Four Northern Ireland parties – Sinn Féin, the Social Democratic and Labour party, Alliance and the Greens – and the Irish government and 24 members of the US Congress had backed the campaign for an inquiry.

Lewis, speaking to the Commons after briefing the family, said he recognised an appalling crime had been committed with state collusion. “It is plain that the levels of collusion in the Finucane case, made clear by previous investigations, are totally unacceptable.”

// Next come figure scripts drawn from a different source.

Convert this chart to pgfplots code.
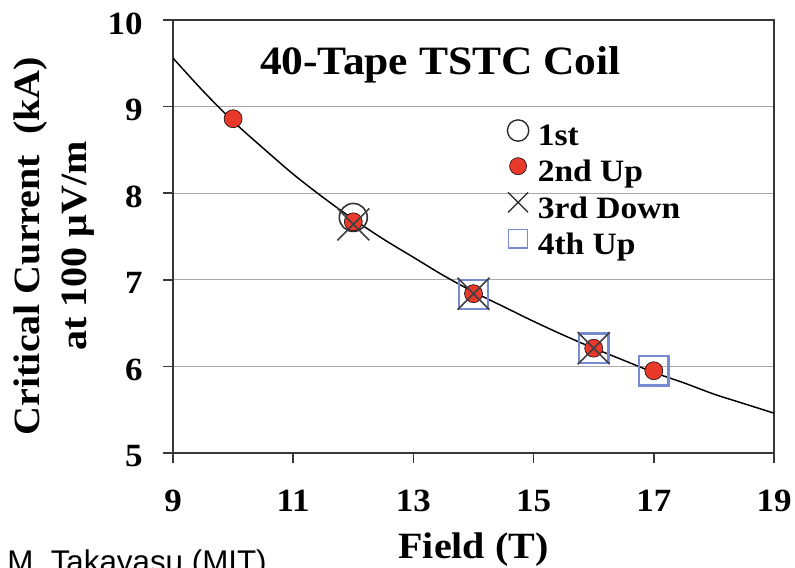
\documentclass[border=0pt]{standalone}
\usepackage{fontspec}
\setmainfont{Liberation Serif}[FakeStretch=1.08]
\newfontfamily\arialfont{Liberation Sans}
\usepackage{pgfplots}
\pgfplotsset{compat=1.18}
\definecolor{dotred}{RGB}{232,57,42}
\definecolor{sqblue}{RGB}{120,138,210}
\definecolor{gridgray}{RGB}{168,168,168}
\definecolor{axgray}{RGB}{55,55,55}
\begin{document}
\begin{tikzpicture}
\begin{axis}[
  scale only axis, width=450.75pt, height=324.75pt,
  xmin=9, xmax=19, ymin=5, ymax=10,
  xtick={9,11,...,19}, ytick={5,6,...,10},
  tick align=outside, tick pos=left, major tick length=7.5pt,
  axis line style={axgray, line width=1.2pt},
  every tick/.style={axgray, line width=1.2pt},
  ymajorgrids, major grid style={gridgray, line width=1pt},
  /pgf/number format/assume math mode=true,
  ticklabel style={font=\fontsize{24.3}{29}\selectfont\bfseries, inner sep=0pt},
  xticklabel style={anchor=base, yshift=-36pt},
  yticklabel style={anchor=east, xshift=-15pt, yshift=-2.6pt},
  xlabel={Field (T)},
  xlabel style={at={(axis description cs:0.5,-0.2425)}, anchor=base, font=\fontsize{27.8}{35}\selectfont\bfseries},
  ylabel={Critical Current\ \ (kA)\\at 100 μV/m},
  ylabel style={at={(axis description cs:-0.1975,0.478)}, anchor=center, align=center, font=\fontsize{27.8}{35}\selectfont\bfseries},
  legend image code/.code={\draw[#1] plot coordinates {(0pt,4.5pt)}; \path[draw=none,fill=none] (-8pt,-3.5pt) rectangle (8pt,12.5pt);},
  legend cell align=left,
  legend style={at={(axis description cs:0.556,0.77)}, anchor=north west, draw=none, fill=none, inner sep=0pt,
    row sep=3.8pt, column sep=4.75pt, font=\fontsize{23.3}{28}\selectfont\bfseries},
]
\addlegendimage{only marks, mark=o, mark size=8pt, draw=black!85, line width=1pt}
\addlegendentry{1st}
\addlegendimage{only marks, mark=*, mark size=6.4pt, draw=none, fill=dotred}
\addlegendentry{2nd Up}
\addlegendimage{only marks, mark=x, mark size=10.6pt, draw=black!85, line width=1pt}
\addlegendentry{3rd Down}
\addlegendimage{only marks, mark=square, mark size=7pt, draw=sqblue, line width=1pt}
\addlegendentry{4th Up}

% 1st
\addplot[forget plot, only marks, mark=o, mark size=10.5pt, draw=black!80, line width=1.2pt]
  coordinates {(12,7.72)};
% 4th Up
\addplot[forget plot, only marks, mark=square, mark size=11pt, draw=sqblue, line width=1.8pt]
  coordinates {(14,6.83) (16,6.21) (17,5.95)};
% 2nd Up
\addplot[forget plot, only marks, mark=*, mark size=6.75pt, draw=none, fill=dotred]
  coordinates {(10,8.86) (12,7.67) (14,6.84) (16,6.21) (17,5.95)};
% 3rd Down
\addplot[forget plot, only marks, mark=x, mark size=17pt, draw=black!75, line width=1.2pt]
  coordinates {(12,7.64) (14,6.84) (16,6.21)};
% fit
\addplot[forget plot, black, line width=1.1pt, smooth, no marks] coordinates {
  (9,9.56) (9.5,9.18) (10,8.83) (10.5,8.52) (11,8.22) (11.5,7.95) (12,7.70)
  (12.5,7.47) (13,7.26) (13.5,7.05) (14,6.86) (14.5,6.69) (15,6.52) (15.5,6.36)
  (16,6.21) (16.5,6.07) (17,5.93) (17.5,5.81) (18,5.68) (18.5,5.57) (19,5.46)};

\node[font=\fontsize{30.2}{36}\selectfont\bfseries, anchor=base] at (axis description cs:0.445,0.873) {40-Tape TSTC Coil};
\end{axis}
\pgfresetboundingbox
\useasboundingbox (-129.75pt,-85.5pt) rectangle (466.5pt,339.75pt);
\node[font=\arialfont\fontsize{23.5}{28}\selectfont, anchor=base west, inner sep=0pt] at (-124.5pt,-89.25pt) {M. Takayasu (MIT)};
\end{tikzpicture}
\end{document}
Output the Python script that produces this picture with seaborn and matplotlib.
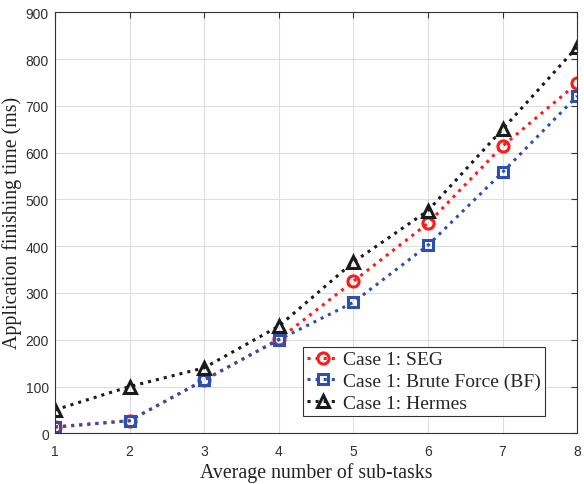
import matplotlib
matplotlib.use("Agg")
import matplotlib.pyplot as plt
import seaborn as sns
import pandas as pd

# Average number of sub-tasks
subtasks = [1, 2, 3, 4, 5, 6, 7, 8]
# Application finishing time (ms)
seg_ms = [14, 27, 114, 201, 325, 449, 614, 748]
bf_ms = [13, 27, 114, 200, 280, 402, 558, 721]
hermes_ms = [50, 100, 140, 229, 366, 476, 650, 826]

series_names = ["Case 1: SEG", "Case 1: Brute Force (BF)", "Case 1: Hermes"]
series_values = [seg_ms, bf_ms, hermes_ms]
colors = ["#ff1a1a", "#2f4fae", "#1a1a1a"]
markers = ["o", "s", "^"]
marker_sizes = [8, 7.5, 8.5]

rows = []
for name, vals in zip(series_names, series_values):
    for x, y in zip(subtasks, vals):
        rows.append({"x": x, "y": y, "series": name})
df = pd.DataFrame(rows)

sns.set_style("white")
fig = plt.figure(figsize=(5.84, 4.85), dpi=100)
ax = fig.add_axes([0.0942, 0.1045, 0.894, 0.868])

for name, color, mk, ms in zip(series_names, colors, markers, marker_sizes):
    sub = df[df["series"] == name]
    sns.lineplot(data=sub, x="x", y="y", ax=ax, color=color, linestyle=":",
                 linewidth=2.2, marker=mk, markersize=ms,
                 markerfacecolor="none", markeredgecolor=color,
                 markeredgewidth=2.2, label=name)

ax.set_xlim(1, 8)
ax.set_ylim(0, 900)
ax.set_xticks(subtasks)
ax.set_yticks(range(0, 901, 100))
ax.grid(True, color="#dedede", linewidth=0.8)
ax.set_axisbelow(True)
for s in ax.spines.values():
    s.set_color("#333333")
    s.set_linewidth(0.8)
ax.tick_params(direction="in", length=4, width=0.8, color="#333333",
               top=True, right=True, labelsize=10, labelcolor="#303030")
ax.tick_params(axis="x", pad=7.5)
ax.tick_params(axis="y", pad=4.5)
for lab in ax.get_xticklabels() + ax.get_yticklabels():
    lab.set_family("Liberation Sans")

ax.set_xlabel("Average number of sub-tasks", family="Liberation Serif",
              fontsize=14.3, color="#222222")
ax.set_ylabel("Application finishing time (ms)", family="Liberation Serif",
              fontsize=14.3, color="#222222")
ax.xaxis.set_label_coords(0.5, -0.068)
ax.yaxis.set_label_coords(-0.063, 0.503)

leg = ax.legend(loc="lower right", bbox_to_anchor=(0.939, 0.041),
                prop={"family": "Liberation Serif", "size": 14},
                frameon=True, fancybox=False, framealpha=1,
                edgecolor="#333333", handlelength=1.65, handletextpad=0.25,
                borderpad=0.2, labelspacing=0.22, borderaxespad=0.0)
leg.get_frame().set_linewidth(0.8)

fig.savefig("out.png", dpi=100)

However, the government had decided against a public inquiry because the Police Service of Northern Ireland planned to begin a review process into the murder and the police ombudsman was also going to examine the case, said Lewis. “I am not taking the possibility of a public inquiry off the table at this stage, but it is important we allow ongoing PSNI and police ombudsman processes to move forward,” he said.

The government will reassess whether a public inquiry is necessary after the police review process and police ombudsman investigations, said Lewis. Downing Street remained committed to working with the Irish government, Northern Ireland parties and civic society to navigate the legacy of the Troubles and work towards a “more positive future”, he said.

Tony Blair’s government promised a public inquiry in 2001 but consecutive governments reneged on the commitment. David Cameron’s administration commissioned a QC, Desmond de Silva, to review documentation about the killing. He concluded state agents were involved but that there was no “overarching state conspiracy”, a finding rejected by the Finucanes.

The supreme court ruled last year that the original investigation into the murder was ineffective and failed to meet the standards required under human rights law, but stopped short of directing a public inquiry, calling it a matter for the government.

The Finucane family, including the late solicitor’s son John, who is a Sinn Féin MP, condemned the secretary of state’s decision as an insult. “The proposal falls so far short of what it required in this case that it beggars belief,” the family said in a statement. “It makes a mockery of the decision by the UK supreme court … it is yet another insult added to a deep and lasting injury.”

Labour’s shadow Northern Ireland secretary, Louise Haigh, asked if Northern Ireland citizens had to accept a lesser standard of justice.

The Ulster Unionist party, however, welcomed the decision for not elevating Finucane in a “hierarchy of victims”. It challenged the Irish government to publish documents about the Irish state’s involvement in the Troubles.